Not pushing it after a fall sounds like the sensible thing to do. I wouldn't expect any problems with the scars after three weeks but some more (internal) swelling wouldn't be weird. Hope you feel better when you wake up.
 
Just bumping your diary to the top of the list so you´ll be able to find it more easily. How are you doing? Did work turn out ok?
 
Hey Vegas, hope you are doing well and the effects of the fall have passed. Check in with us and let us know.
 
Hey Vegas, haven't seen you in a little while - how are you progressing with your goal to walk 5k?
 
Hey guys!!!

I know, I know its been TOOOOO long.

My health took a huge dive right before Thanksgiving and I am finally getting back to normal. I ended up with an infection that landed me in the ER on two separate occasions. I was on antibiotics till just before the New Year. A stitch was found internally that was causing the issue and since its been removed and a third round of antibiotics I am pretty much good to go. I have an appointment next Monday for a final check up.

The good news is - because of ALLLL the antibiotics, I've pretty much kicked my casual drinking to the curb and have noticed that my stomach doesn't appear to be as full looking and my clothes are a little loose. The scale hasn't moved, but as we know I am more worried about the aesthetic than a number.

I just started walking again just before the new year. I'm getting 2-4 miles in a day. I also challenged myself to do 100 squats and 100 pushups a day (25 reps per set throughout the day). Somedays I get it all in others I get at least half in. Not beating myself up for it - just getting it in. I did jog a little bit yesterday morning which felt pretty good, but I am sore today.

My RA has been up and down too dealing with the infection and some days I wake up really stiff and swollen - this morning was one of them. I didn't walk this morning, but I did walk at work around 11 and did a 1.5 miles. I will walk again this evening, another 1.5 miles or more.

I have been spending time with my male neighbor friend as well. We have been walking together at night and have a challenge going on our i-watches. Keeps us honest and I am SUPER competitive - so it pushes me when I see his points are higher than mine.

Just kinda clicking along. This is my last year being fat - I decided that. And I just feel like currently I am in a good place physically and mentally to do so.

Hope you all are doing well and had a great new year!

XOXO
VFG
 
Great to hear from you! Sorry you had such a rough time of it though :eek: I'm thoroughly impressed by how on track you sound so quickly after more or less recovering.
 
Hi, Vegas. Thanks for checking in & letting us know how you're going :)
Just kinda clicking along. This is my last year being fat - I decided that. And I just feel like currently I am in a good place physically and mentally to do so.
Life sounds pretty good for you. Happy New year to you, too!
 
Hey Vegas, great to hear from you, and it sounds like you really are doing well!

Your exercise sounds really good, I am particularly impressed with the 100 pushups, I could not do that!
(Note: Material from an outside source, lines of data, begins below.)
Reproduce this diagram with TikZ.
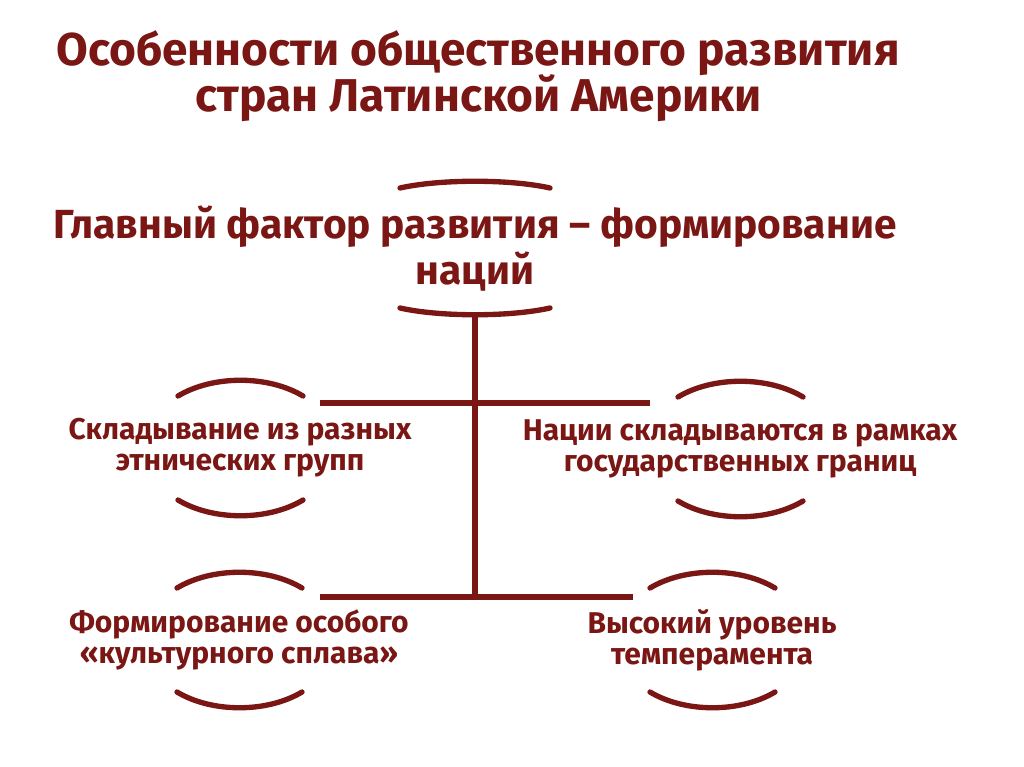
\documentclass[tikz,border=0pt]{standalone}
\usepackage{fontspec}
\setmainfont{Fira Sans}
\usetikzlibrary{positioning}
\definecolor{maroon}{RGB}{122,22,20}
\tikzset{
  txt/.style={text=maroon, font=\bfseries, align=center, inner sep=0pt},
  headline/.style={txt, anchor=base, font=\bfseries\fontsize{34.5}{40}\selectfont},
  bar/.style={draw=maroon, line width=4.4pt},
  arcline/.style={draw=maroon, line width=4pt, line cap=round}
}
\newcommand{\arcpair}[1]{%
  \draw[arcline, shift={(#1)}] (-62,-52) .. controls (-27,-73) and (28,-73) .. (63,-52);
  \draw[arcline, shift={(#1)}] (-62,52) .. controls (-27,73) and (28,73) .. (63,52);}

\begin{document}
\begin{tikzpicture}[x=0.75pt, y=-0.75pt]
      \useasboundingbox (0,0) rectangle (1024,767);
      \node[headline] (title) at (478,66) {Особенности общественного развития};
      \node[headline] (subtitle) at (479,112) {стран Латинской Америки};
      \node[txt, font=\bfseries\fontsize{30.5}{34.5}\selectfont] (main) at (475,249)
        {Главный фактор развития – формирование\\наций};
      \node[txt, font=\bfseries\fontsize{22.5}{23}\selectfont] (ethnic) at (240,448)
        {Складывание из разных\\этнических групп};
      \node[txt, font=\bfseries\fontsize{22.5}{23}\selectfont] (borders) at (740,449)
        {Нации складываются в рамках\\государственных границ};
      \node[txt, font=\bfseries\fontsize{22.5}{23}\selectfont] (alloy) at (239,640)
        {Формирование особого\\«культурного сплава»};
      \node[txt, font=\bfseries\fontsize{22.5}{23}\selectfont] (temper) at (712,640)
        {Высокий уровень\\темперамента};
      \draw[arcline, shift={(main)}] (-75,-61) .. controls (-35,-70) and (35,-70) .. (75,-61);
      \draw[arcline, shift={(main)}] (-75,59) .. controls (-35,68) and (35,68) .. (75,59);
      \arcpair{ethnic} \arcpair{borders} \arcpair{alloy} \arcpair{temper}
      \coordinate (trunk) at (475,314);
      \coordinate (hubA) at (475,403); \coordinate (hubB) at (475,597);
      \coordinate (ethnicEnd) at (320,403); \coordinate (bordersEnd) at (650,403);
      \coordinate (alloyEnd) at (320,597); \coordinate (temperEnd) at (633,597);
      \draw[bar] (trunk) -- (hubB);
      \draw[bar] (ethnicEnd) -- (bordersEnd);
      \draw[bar] (alloyEnd) -- (temperEnd);
    \end{tikzpicture}
\end{document}
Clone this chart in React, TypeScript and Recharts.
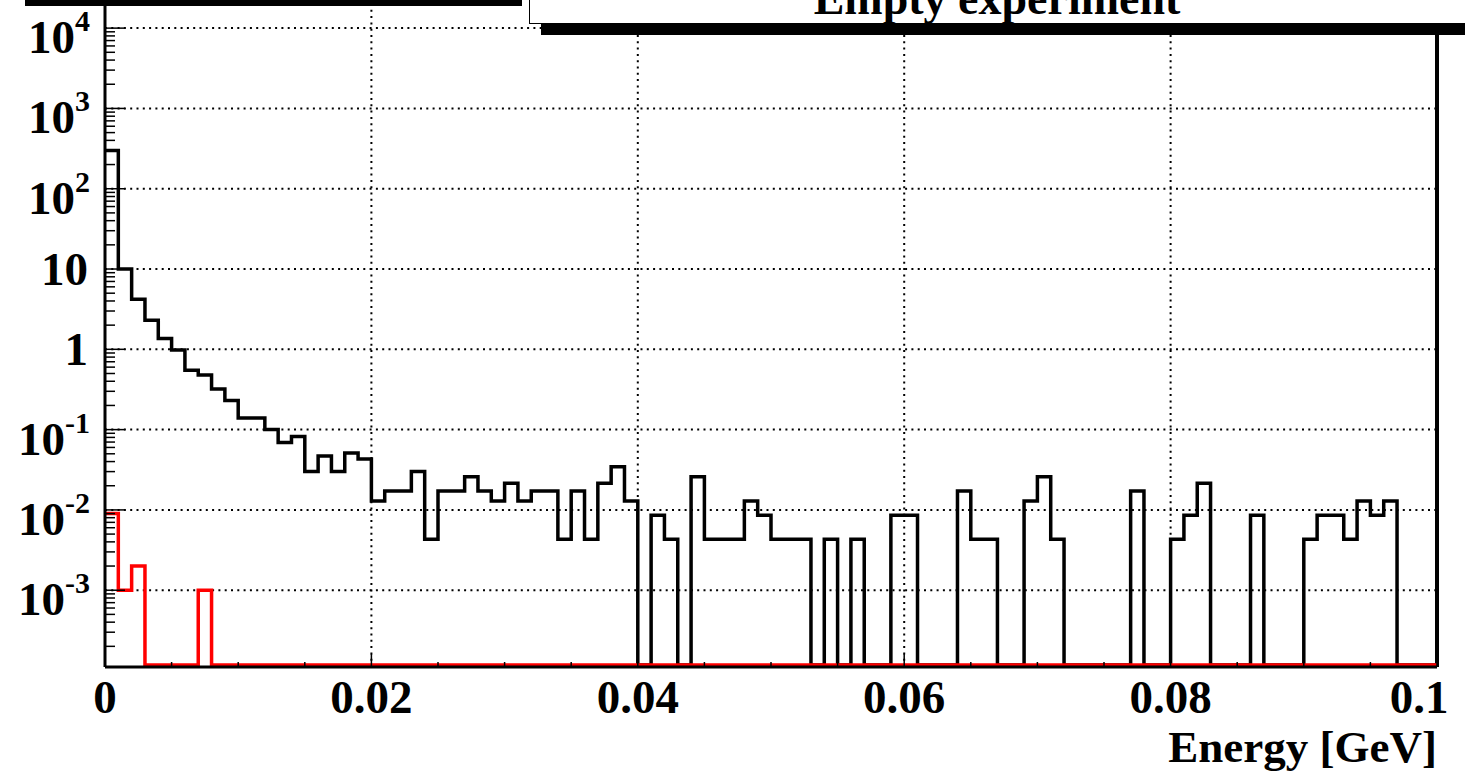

Its possible the infection has you retaining water, that may be the reason the scale is slow to drop, feeling less belly and looser clothes is a good sign. Probably better than the scale, short term anyway!

Are you trying to diet? If so what are you doing?
This is my last year being fat - I decided that. And I just feel like currently I am in a good place physically and mentally to do so.
Doesn't get much better than that! I am looking forward to following your progress girl!